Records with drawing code
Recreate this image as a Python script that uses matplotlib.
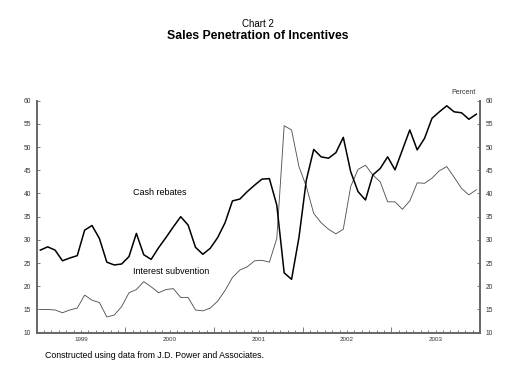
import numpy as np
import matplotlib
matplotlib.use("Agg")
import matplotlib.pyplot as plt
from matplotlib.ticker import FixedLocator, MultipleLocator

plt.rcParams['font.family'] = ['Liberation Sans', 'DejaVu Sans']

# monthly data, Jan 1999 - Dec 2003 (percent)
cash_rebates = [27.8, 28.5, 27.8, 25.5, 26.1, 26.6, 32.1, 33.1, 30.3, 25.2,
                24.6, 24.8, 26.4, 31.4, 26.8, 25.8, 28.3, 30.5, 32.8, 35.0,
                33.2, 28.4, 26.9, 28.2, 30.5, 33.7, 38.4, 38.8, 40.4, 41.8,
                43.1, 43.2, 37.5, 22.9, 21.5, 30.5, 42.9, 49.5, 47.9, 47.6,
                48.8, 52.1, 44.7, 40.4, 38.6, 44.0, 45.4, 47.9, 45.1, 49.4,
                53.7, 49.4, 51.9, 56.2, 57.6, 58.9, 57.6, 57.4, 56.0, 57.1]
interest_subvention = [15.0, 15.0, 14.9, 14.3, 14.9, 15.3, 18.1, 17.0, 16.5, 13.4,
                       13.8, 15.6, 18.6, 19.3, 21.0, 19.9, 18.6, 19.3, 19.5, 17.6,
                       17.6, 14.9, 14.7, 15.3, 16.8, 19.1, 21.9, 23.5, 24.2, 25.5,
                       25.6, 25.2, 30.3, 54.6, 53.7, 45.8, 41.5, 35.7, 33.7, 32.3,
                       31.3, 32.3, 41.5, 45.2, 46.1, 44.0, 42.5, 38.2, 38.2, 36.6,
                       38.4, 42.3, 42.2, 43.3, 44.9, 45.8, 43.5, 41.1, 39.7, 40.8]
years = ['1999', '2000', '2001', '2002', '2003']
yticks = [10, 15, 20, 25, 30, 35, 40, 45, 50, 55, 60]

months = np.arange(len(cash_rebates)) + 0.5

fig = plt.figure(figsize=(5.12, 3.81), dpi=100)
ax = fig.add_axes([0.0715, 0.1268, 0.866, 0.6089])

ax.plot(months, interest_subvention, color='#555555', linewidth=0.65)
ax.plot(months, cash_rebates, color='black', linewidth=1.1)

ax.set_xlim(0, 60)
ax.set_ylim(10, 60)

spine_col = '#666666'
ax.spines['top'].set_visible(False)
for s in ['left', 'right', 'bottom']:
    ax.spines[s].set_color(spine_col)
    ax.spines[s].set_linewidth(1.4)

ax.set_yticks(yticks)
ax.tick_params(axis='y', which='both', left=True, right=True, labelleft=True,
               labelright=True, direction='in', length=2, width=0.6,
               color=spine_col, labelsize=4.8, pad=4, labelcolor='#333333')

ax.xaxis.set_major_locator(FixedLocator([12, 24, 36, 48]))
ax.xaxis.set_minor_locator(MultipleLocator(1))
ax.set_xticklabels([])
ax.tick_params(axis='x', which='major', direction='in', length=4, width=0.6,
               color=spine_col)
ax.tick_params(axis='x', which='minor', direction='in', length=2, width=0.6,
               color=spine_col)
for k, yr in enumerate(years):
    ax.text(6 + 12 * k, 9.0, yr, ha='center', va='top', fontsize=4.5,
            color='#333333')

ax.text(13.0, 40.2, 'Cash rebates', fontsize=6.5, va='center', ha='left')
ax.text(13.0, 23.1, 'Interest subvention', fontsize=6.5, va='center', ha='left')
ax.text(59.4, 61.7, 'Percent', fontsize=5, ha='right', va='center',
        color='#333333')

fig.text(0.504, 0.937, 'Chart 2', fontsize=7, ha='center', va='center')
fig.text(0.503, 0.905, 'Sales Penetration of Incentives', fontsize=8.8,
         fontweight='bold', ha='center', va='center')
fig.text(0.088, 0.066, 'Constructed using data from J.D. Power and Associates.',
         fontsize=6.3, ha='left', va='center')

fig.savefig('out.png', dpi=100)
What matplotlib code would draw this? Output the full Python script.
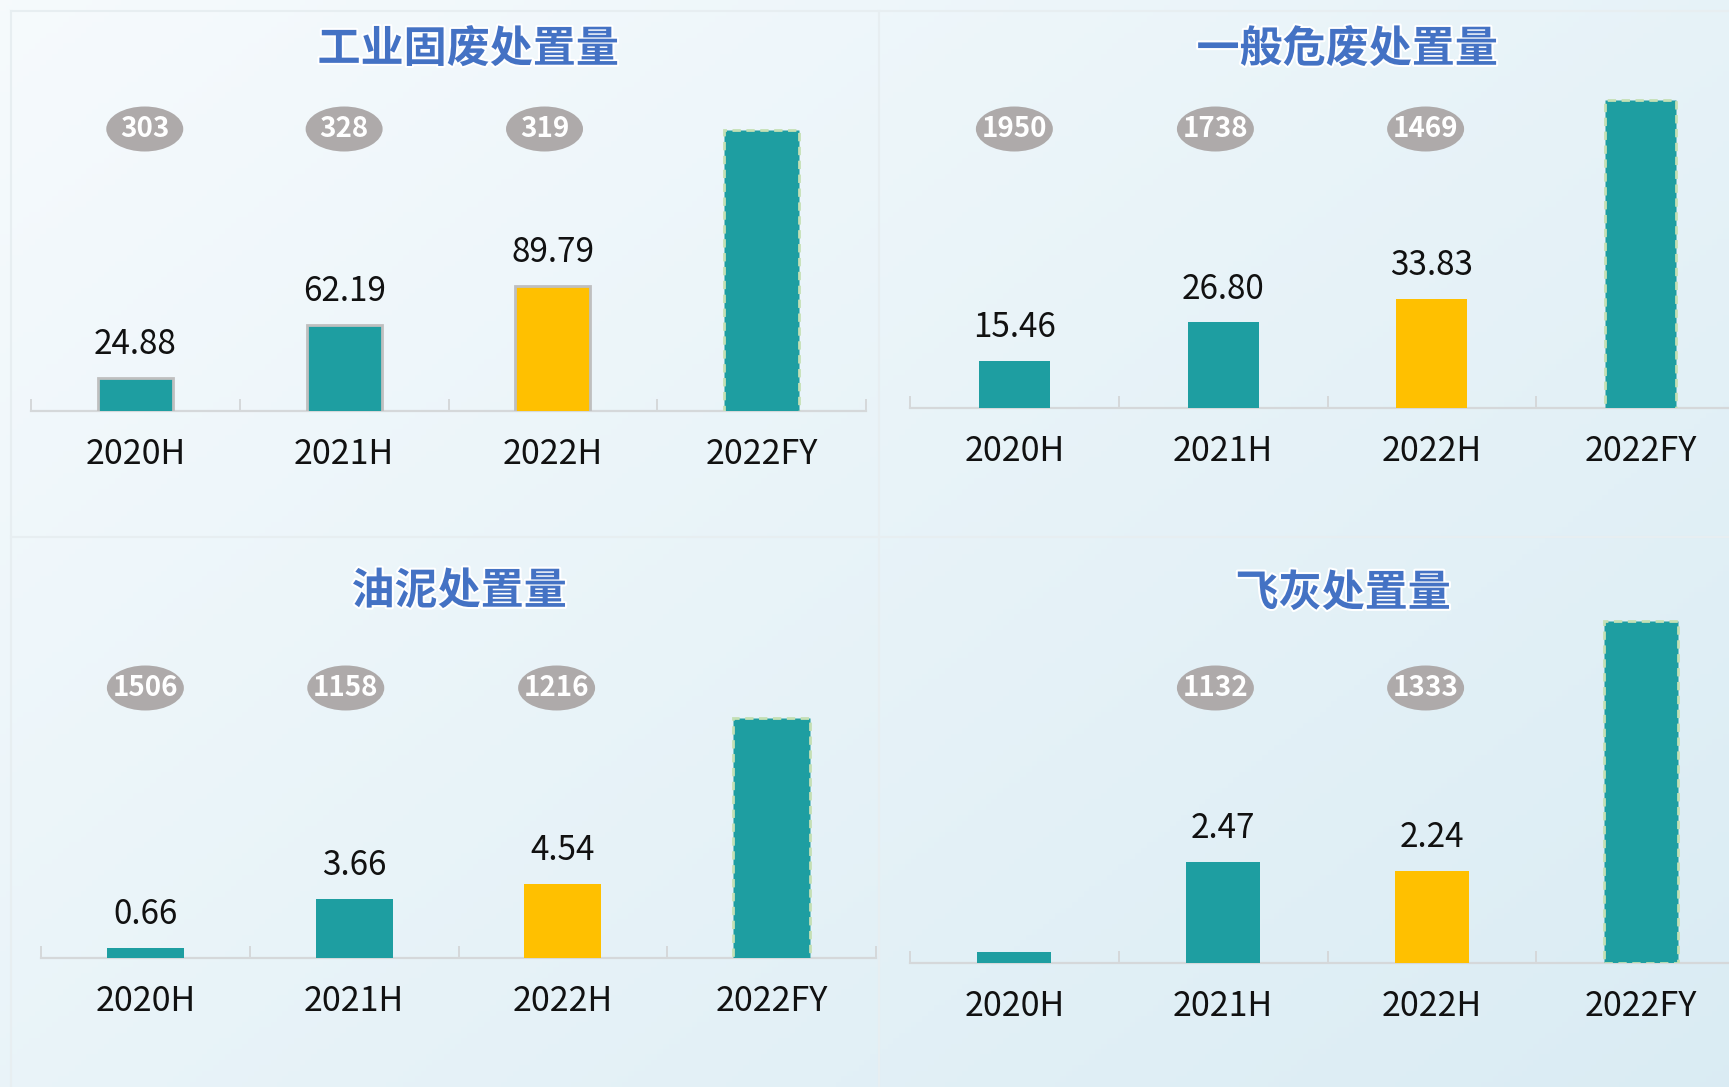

-- OBJECTIVE --
Leave out the pictures and restate, word for word, the lines from the top of the data through the line containing "plt.rcParams['font.family'] = ['Liberation", both included.

-- EXERCISE SOLUTION --
Recreate this image as a Python script that uses matplotlib.
import numpy as np
import matplotlib
matplotlib.use("Agg")
import matplotlib.pyplot as plt
from matplotlib.ticker import FixedLocator, MultipleLocator

plt.rcParams['font.family'] = ['Liberation Sans', 'DejaVu Sans']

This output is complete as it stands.